Central banks know that psychology drives the economy just as much as mathematical formulas do.
Common beginner mistakes
Beginners often overlook consumer surveys. Here are a few mistakes to avoid:
1. Treating survey data lightly
Because Consumer Confidence is based on surveys asking people how they feel, beginners sometimes think it is “less important” than hard sales numbers. In reality, big money institutions watch these surveys very closely.
2. Trading during the news release
Even though it is a survey, a large surprise on the CB or UoM release can trigger sudden volatility, widening spreads, and fast price spikes.
3. Looking at one month in isolation
One bad month of sentiment might just be a temporary dip. What really moves the market long-term is a multi-month trend of rising or falling confidence.

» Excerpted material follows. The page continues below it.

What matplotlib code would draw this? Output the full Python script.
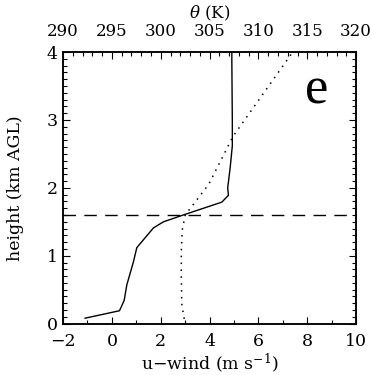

A better beginner approach
Instead of trying to trade the exact moment the survey results are published, a better beginner mindset is:
- watch the overall trend of consumer confidence over several months
- use sentiment reports as an early warning system for upcoming Retail Sales data
- combine confidence data with employment (NFP) and inflation (CPI) to get a clear, realistic picture of economic health
Simple way to remember Consumer Confidence
Consumer Confidence measures the economic optimism of everyday people.
And:
Confident consumers = higher spending = stronger economic growth = generally stronger currency.
Final thoughts
Consumer Confidence is the psychological bridge between everyday citizens and the global forex market.
To keep it simple:
- it measures how optimistic or worried consumers feel about their finances
- it acts as a leading indicator for future spending and economic growth
- the two major U.S. reports are the CB Consumer Confidence and UoM Consumer Sentiment
- unexpected changes in sentiment can shift expectations for central bank interest rates
By connecting Consumer Confidence to Retail Sales, Jobs, and Inflation, you now understand how human psychology drives the entire macroeconomic cycle.